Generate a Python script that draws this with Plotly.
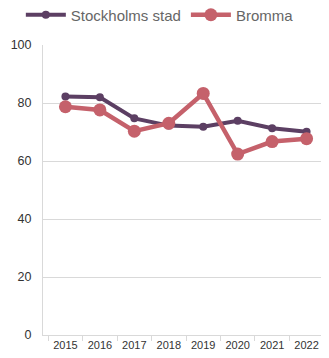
import plotly.graph_objects as go

years = ["2015", "2016", "2017", "2018", "2019", "2020", "2021", "2022"]
stockholm = [82.2, 82.0, 74.7, 72.2, 71.8, 73.9, 71.3, 70.1]
bromma = [78.7, 77.6, 70.3, 73.0, 83.3, 62.4, 66.7, 67.7]

fig = go.Figure()
fig.add_trace(go.Scatter(x=years, y=stockholm, name="Stockholms stad", mode="lines+markers",
                         line=dict(color="#5c3f63", width=4), marker=dict(size=8, color="#5c3f63")))
fig.add_trace(go.Scatter(x=years, y=bromma, name="Bromma", mode="lines+markers",
                         line=dict(color="#c5616b", width=4.5), marker=dict(size=13, color="#c5616b")))

# page body has an 8px margin, so the figure is sized to fit the window
fig.update_layout(
    width=321, height=350,
    margin=dict(l=35, r=0, t=37, b=23),
    plot_bgcolor="white", paper_bgcolor="white",
    font=dict(family="Liberation Sans, Arial, sans-serif", color="#333333", size=12),
    legend=dict(orientation="h", x=0.04, xanchor="left", xref="container",
                y=0.98, yanchor="middle", yref="container", itemwidth=40,
                font=dict(size=15, color="#666666"), traceorder="normal", itemsizing="trace"),
    showlegend=True,
)
fig.update_xaxes(type="category", showgrid=False, showline=True, linecolor="#d9d9d9", linewidth=1,
                 ticks="outside", tickcolor="#d9d9d9", ticklen=5, tickson="boundaries",
                 tickangle=0, automargin=False,
                 tickfont=dict(size=11, color="#333333"))
fig.update_yaxes(range=[0, 100], dtick=20, showgrid=True, gridcolor="#d9d9d9", gridwidth=1,
                 showline=True, linecolor="#d9d9d9", zeroline=False, ticks="", automargin=False,
                 ticklabelstandoff=8, tickfont=dict(size=12.5, color="#333333"))

fig.write_html("out.html")
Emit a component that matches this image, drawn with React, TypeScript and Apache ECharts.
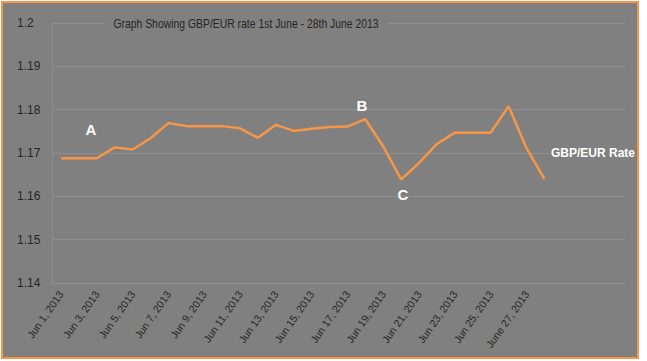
import React, { useEffect, useRef } from "react";
import * as echarts from "echarts";

const categories: string[] = [
  "Jun 1, 2013", "Jun 2, 2013", "Jun 3, 2013", "Jun 4, 2013", "Jun 5, 2013", "Jun 6, 2013",
  "Jun 7, 2013", "Jun 8, 2013", "Jun 9, 2013", "Jun 10, 2013", "Jun 11, 2013", "Jun 12, 2013",
  "Jun 13, 2013", "Jun 14, 2013", "Jun 15, 2013", "Jun 16, 2013", "Jun 17, 2013", "Jun 18, 2013",
  "Jun 19, 2013", "Jun 20, 2013", "Jun 21, 2013", "Jun 22, 2013", "Jun 23, 2013", "Jun 24, 2013",
  "Jun 25, 2013", "Jun 26, 2013", "June 27, 2013", "Jun 28, 2013", "", "", "", "",
];

const rates: number[] = [
  1.1688, 1.1688, 1.1688, 1.1713, 1.1708, 1.1734, 1.1769, 1.1762, 1.1762, 1.1762,
  1.1757, 1.1735, 1.1765, 1.1751, 1.1756, 1.1760, 1.1761, 1.1778, 1.1715, 1.1639,
  1.1677, 1.1721, 1.1747, 1.1747, 1.1747, 1.1808, 1.1711, 1.1640,
];

const yTicks = { min: 1.14, max: 1.2, step: 0.01 };
const title = "Graph Showing GBP/EUR rate 1st June - 28th June 2013";
const seriesName = "GBP/EUR Rate";

const FONT = "'Liberation Sans', Arial, sans-serif";
const BG = "#808080";

export default function App() {
  const ref = useRef<HTMLDivElement>(null);
  useEffect(() => {
    if (!ref.current) return;
    const chart = echarts.init(ref.current, undefined, { renderer: "svg" });
    chart.setOption({
      animation: false,
      backgroundColor: "#ffffff",
      grid: { left: 52, right: 22, top: 23, bottom: 78, containLabel: false },
      graphic: [
        {
          type: "rect",
          z: -10,
          shape: { x: 2, y: 2, width: 636, height: 356 },
          style: { fill: BG, stroke: "#f79646", lineWidth: 2 },
        },
        {
          type: "text",
          x: 246,
          y: 23,
          scaleX: 0.8,
          z: 10,
          style: {
            text: title,
            fill: "#262626",
            font: `13px ${FONT}`,
            textAlign: "center",
            textVerticalAlign: "middle",
            backgroundColor: BG,
            padding: [2, 12],
          },
        },
        { type: "text", x: 91, y: 129, z: 10, style: { text: "A", fill: "#ffffff", font: `bold 15px ${FONT}`, textAlign: "center", textVerticalAlign: "middle" } },
        { type: "text", x: 362, y: 105, z: 10, style: { text: "B", fill: "#ffffff", font: `bold 15px ${FONT}`, textAlign: "center", textVerticalAlign: "middle" } },
        { type: "text", x: 403, y: 194, z: 10, style: { text: "C", fill: "#ffffff", font: `bold 15px ${FONT}`, textAlign: "center", textVerticalAlign: "middle" } },
        {
          type: "text",
          x: 593,
          y: 153,
          z: 10,
          style: {
            text: seriesName,
            fill: "#ffffff",
            font: `bold 12px ${FONT}`,
            textAlign: "center",
            textVerticalAlign: "middle",
            backgroundColor: BG,
            padding: [2, 2],
          },
        },
      ],
      xAxis: {
        type: "category",
        data: categories,
        boundaryGap: true,
        axisLine: { show: true, lineStyle: { color: "#8e8e8e" } },
        axisTick: { show: false },
        axisLabel: {
          interval: 1,
          rotate: 55,
          color: "#262626",
          fontSize: 10.5,
          fontFamily: FONT,
          margin: 9,
        },
        splitLine: { show: false },
      },
      yAxis: {
        type: "value",
        min: yTicks.min,
        max: yTicks.max,
        interval: yTicks.step,
        axisLine: { show: true, lineStyle: { color: "#8e8e8e" } },
        axisTick: { show: false },
        axisLabel: {
          color: "#262626",
          fontSize: 12,
          fontFamily: FONT,
          align: "left",
          margin: 35,
          formatter: (v: number) => String(parseFloat(v.toFixed(2))),
        },
        splitLine: { show: true, lineStyle: { color: "#8e8e8e", width: 1 } },
      },
      series: [
        {
          name: seriesName,
          type: "line",
          data: rates,
          symbol: "none",
          lineStyle: { color: "#f79646", width: 2.5 },
        },
      ],
    });
    return () => chart.dispose();
  }, []);
  return (
    <div
      ref={ref}
      style={{ position: "fixed", left: 0, top: 0, width: 647, height: 361 }}
    />
  );
}
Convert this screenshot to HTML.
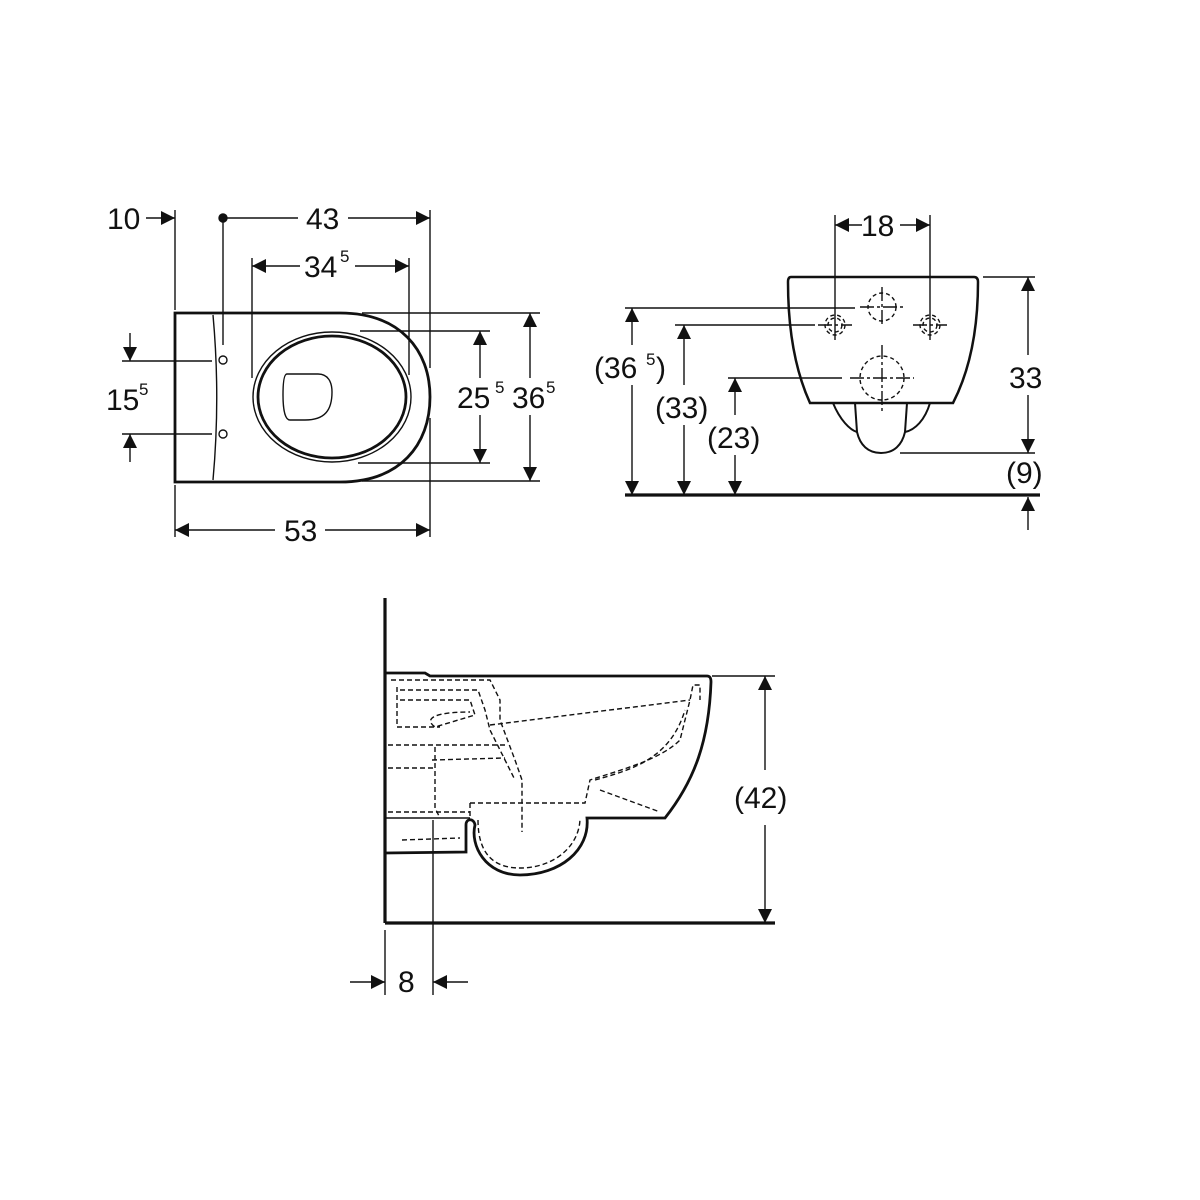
________________________________________
▶ _Exercise requirements_:
Repeat each entry exactly as given; no pictures belong in the copy.

▶ _Result below_:
Generate a Python script that draws this with Plotly.
import plotly.graph_objects as go

years = ["2015", "2016", "2017", "2018", "2019", "2020", "2021", "2022"]
stockholm = [82.2, 82.0, 74.7, 72.2, 71.8, 73.9, 71.3, 70.1]
bromma = [78.7, 77.6, 70.3, 73.0, 83.3, 62.4, 66.7, 67.7]

fig = go.Figure()
fig.add_trace(go.Scatter(x=years, y=stockholm, name="Stockholms stad", mode="lines+markers",
                         line=dict(color="#5c3f63", width=4), marker=dict(size=8, color="#5c3f63")))
fig.add_trace(go.Scatter(x=years, y=bromma, name="Bromma", mode="lines+markers",
                         line=dict(color="#c5616b", width=4.5), marker=dict(size=13, color="#c5616b")))

# page body has an 8px margin, so the figure is sized to fit the window
fig.update_layout(
    width=321, height=350,
    margin=dict(l=35, r=0, t=37, b=23),
    plot_bgcolor="white", paper_bgcolor="white",
    font=dict(family="Liberation Sans, Arial, sans-serif", color="#333333", size=12),
    legend=dict(orientation="h", x=0.04, xanchor="left", xref="container",
                y=0.98, yanchor="middle", yref="container", itemwidth=40,
                font=dict(size=15, color="#666666"), traceorder="normal", itemsizing="trace"),
    showlegend=True,
)
fig.update_xaxes(type="category", showgrid=False, showline=True, linecolor="#d9d9d9", linewidth=1,
                 ticks="outside", tickcolor="#d9d9d9", ticklen=5, tickson="boundaries",
                 tickangle=0, automargin=False,
                 tickfont=dict(size=11, color="#333333"))
fig.update_yaxes(range=[0, 100], dtick=20, showgrid=True, gridcolor="#d9d9d9", gridwidth=1,
                 showline=True, linecolor="#d9d9d9", zeroline=False, ticks="", automargin=False,
                 ticklabelstandoff=8, tickfont=dict(size=12.5, color="#333333"))

fig.write_html("out.html")
Emit a component that matches this image, drawn with React, TypeScript and Apache ECharts.
import React, { useEffect, useRef } from "react";
import * as echarts from "echarts";

const categories: string[] = [
  "Jun 1, 2013", "Jun 2, 2013", "Jun 3, 2013", "Jun 4, 2013", "Jun 5, 2013", "Jun 6, 2013",
  "Jun 7, 2013", "Jun 8, 2013", "Jun 9, 2013", "Jun 10, 2013", "Jun 11, 2013", "Jun 12, 2013",
  "Jun 13, 2013", "Jun 14, 2013", "Jun 15, 2013", "Jun 16, 2013", "Jun 17, 2013", "Jun 18, 2013",
  "Jun 19, 2013", "Jun 20, 2013", "Jun 21, 2013", "Jun 22, 2013", "Jun 23, 2013", "Jun 24, 2013",
  "Jun 25, 2013", "Jun 26, 2013", "June 27, 2013", "Jun 28, 2013", "", "", "", "",
];

const rates: number[] = [
  1.1688, 1.1688, 1.1688, 1.1713, 1.1708, 1.1734, 1.1769, 1.1762, 1.1762, 1.1762,
  1.1757, 1.1735, 1.1765, 1.1751, 1.1756, 1.1760, 1.1761, 1.1778, 1.1715, 1.1639,
  1.1677, 1.1721, 1.1747, 1.1747, 1.1747, 1.1808, 1.1711, 1.1640,
];

const yTicks = { min: 1.14, max: 1.2, step: 0.01 };
const title = "Graph Showing GBP/EUR rate 1st June - 28th June 2013";
const seriesName = "GBP/EUR Rate";

const FONT = "'Liberation Sans', Arial, sans-serif";
const BG = "#808080";

export default function App() {
  const ref = useRef<HTMLDivElement>(null);
  useEffect(() => {
    if (!ref.current) return;
    const chart = echarts.init(ref.current, undefined, { renderer: "svg" });
    chart.setOption({
      animation: false,
      backgroundColor: "#ffffff",
      grid: { left: 52, right: 22, top: 23, bottom: 78, containLabel: false },
      graphic: [
        {
          type: "rect",
          z: -10,
          shape: { x: 2, y: 2, width: 636, height: 356 },
          style: { fill: BG, stroke: "#f79646", lineWidth: 2 },
        },
        {
          type: "text",
          x: 246,
          y: 23,
          scaleX: 0.8,
          z: 10,
          style: {
            text: title,
            fill: "#262626",
            font: `13px ${FONT}`,
            textAlign: "center",
            textVerticalAlign: "middle",
            backgroundColor: BG,
            padding: [2, 12],
          },
        },
        { type: "text", x: 91, y: 129, z: 10, style: { text: "A", fill: "#ffffff", font: `bold 15px ${FONT}`, textAlign: "center", textVerticalAlign: "middle" } },
        { type: "text", x: 362, y: 105, z: 10, style: { text: "B", fill: "#ffffff", font: `bold 15px ${FONT}`, textAlign: "center", textVerticalAlign: "middle" } },
        { type: "text", x: 403, y: 194, z: 10, style: { text: "C", fill: "#ffffff", font: `bold 15px ${FONT}`, textAlign: "center", textVerticalAlign: "middle" } },
        {
          type: "text",
          x: 593,
          y: 153,
          z: 10,
          style: {
            text: seriesName,
            fill: "#ffffff",
            font: `bold 12px ${FONT}`,
            textAlign: "center",
            textVerticalAlign: "middle",
            backgroundColor: BG,
            padding: [2, 2],
          },
        },
      ],
      xAxis: {
        type: "category",
        data: categories,
        boundaryGap: true,
        axisLine: { show: true, lineStyle: { color: "#8e8e8e" } },
        axisTick: { show: false },
        axisLabel: {
          interval: 1,
          rotate: 55,
          color: "#262626",
          fontSize: 10.5,
          fontFamily: FONT,
          margin: 9,
        },
        splitLine: { show: false },
      },
      yAxis: {
        type: "value",
        min: yTicks.min,
        max: yTicks.max,
        interval: yTicks.step,
        axisLine: { show: true, lineStyle: { color: "#8e8e8e" } },
        axisTick: { show: false },
        axisLabel: {
          color: "#262626",
          fontSize: 12,
          fontFamily: FONT,
          align: "left",
          margin: 35,
          formatter: (v: number) => String(parseFloat(v.toFixed(2))),
        },
        splitLine: { show: true, lineStyle: { color: "#8e8e8e", width: 1 } },
      },
      series: [
        {
          name: seriesName,
          type: "line",
          data: rates,
          symbol: "none",
          lineStyle: { color: "#f79646", width: 2.5 },
        },
      ],
    });
    return () => chart.dispose();
  }, []);
  return (
    <div
      ref={ref}
      style={{ position: "fixed", left: 0, top: 0, width: 647, height: 361 }}
    />
  );
}
Convert this screenshot to HTML.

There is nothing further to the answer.